Starting a New Blog, and hosting it

Doing it as simply and cheaply as possible.

Posted by Scott K. Ralph on November 10, 2020 · 4 mins read

Motivation

The reason for starting this, is that:

  • I wanted to play more with GCP Cloud Run, and see if I could deploy something simple, cheaply.
  • I was getting pretty tired of the FaceBook censorship of anything progressive while letting all the ALT-right miscreants do anything they wanted, all in the name of Bay-Area-Libertarianism..... Enough said.
  • I wanted to see if I could host something that was low-volume (traffic-wise), very cheaply with Google Cloud Platform.

The Parts:

  1. Jeckyll

    Jekyll has a simple way to author new articles using either markdown

  2. Clean Blog Style

    This is a simple clean blogging style that can be used as a theme to make the out-of-the-box theme appear a little less dowdy.

  3. A good article on how to set it up (ref: blog)

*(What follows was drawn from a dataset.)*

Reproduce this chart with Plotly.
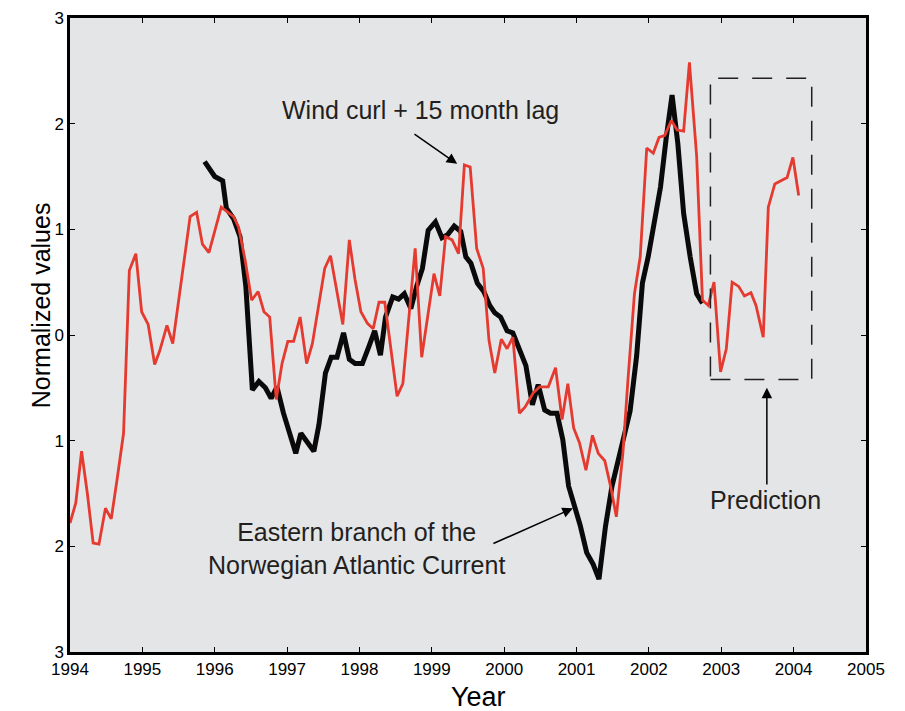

    Daniel Azuma's article affirmed my prior experiences with hosting with Cloud Run.

  4. Docker

    Docker allows you to nicely test your deployment locally, and then easily deploy to Cloud Run.

  5. Cloud Run

    Packaging everything into docker, and running in Kubernetes is great. You don't have to worry about provisioning. You get all of the nice benefits of Kubernetes, but without the cost of having a provisioned cluster. Stealing the pricing table entry from Cloud Run Pricing:

    Tier CPU Memory Requests Networking
    Free First 180,000 vCPU-seconds free per month First 360,000 GiB-seconds free per month 2 million requests free per month 1 GiB free egress within North America per month
    You can see that the essentially the first 5 hours of CPU are free. If I ever run beyond that, then either someone is hitting it just to be mean, or I've magically become popular. I get an alert if the cost per month ever exceeds $25.00.

  6. The Full Lifecycle

    First start up the jekyll server. This monitors the files that you change, and automatically re-renders the HTML as you save files.

    This is done with the command:
    bundle exec jekyll serve --watch

    The blog can be previewed with a web browser with the url http://localhost:4000

    Once I am happy with the content, then I can deploy locally to a local Docker instance

    FROM ruby:2 AS build
    RUN gem install bundler
    WORKDIR /workspace
    COPY Gemfile* /workspace/
    RUN bundle install
    COPY . /workspace
    ENV JEKYLL_ENV=production
    RUN bundle exec jekyll build
    FROM nginx:1

    WORKDIR /app
    COPY _app /app
    COPY --from=build /workspace/_site /app/site
    CMD ["/app/start.sh"]

    This just starts with a Ruby image, installs the bundler, and then performs the Jekyll build. The second part just takes the static HTML content, and serves it with an NGIX small apache-server.

    To hide things away from Jekyll, all of the interesting scripts are kept hidden in folders _app and _build.

    To test the local Docker image, I have a helpful script build_local.sh that simply does:
    docker build -t blog -f _build/Dockerfile .
    and another run_local.sh that does this:
    google-chrome http://localhost:8888
    docker run --rm -it -p 8888:8888 blog

    Building for production is done on Cloud Build, with the script:
    gcloud builds submit --config _build/cloudbuild.yaml \
    --substitutions _IMAGE=gcr.io/scottralphorg-container/blog:v1

    Upon completion the docker image is stored within GCP's container registry.

    Deploying to Cloud Run is as simple as:
    gcloud run deploy blog --platform managed --region us-central1 \
    --image gcr.io/scottralphorg-container/blog:v1 \
    --allow-unauthenticated --concurrency 80

    The last argument limits the number of concurrent accesses to 80, the current limit for single cloud-run instances.

    scott@ubuntu-server:~/Documents/git/blog$ _build/deploy.sh
    Deploying container to Cloud Run service [blog] in project [scottralphorg-container] region [us-central1]
    ✓ Deploying... Done.
    ✓ Creating Revision...
    ✓ Routing traffic...
    ✓ Setting IAM Policy...
    Done.
    Service [blog] revision [blog-00005-hev] has been deployed and is serving 100 percent of traffic.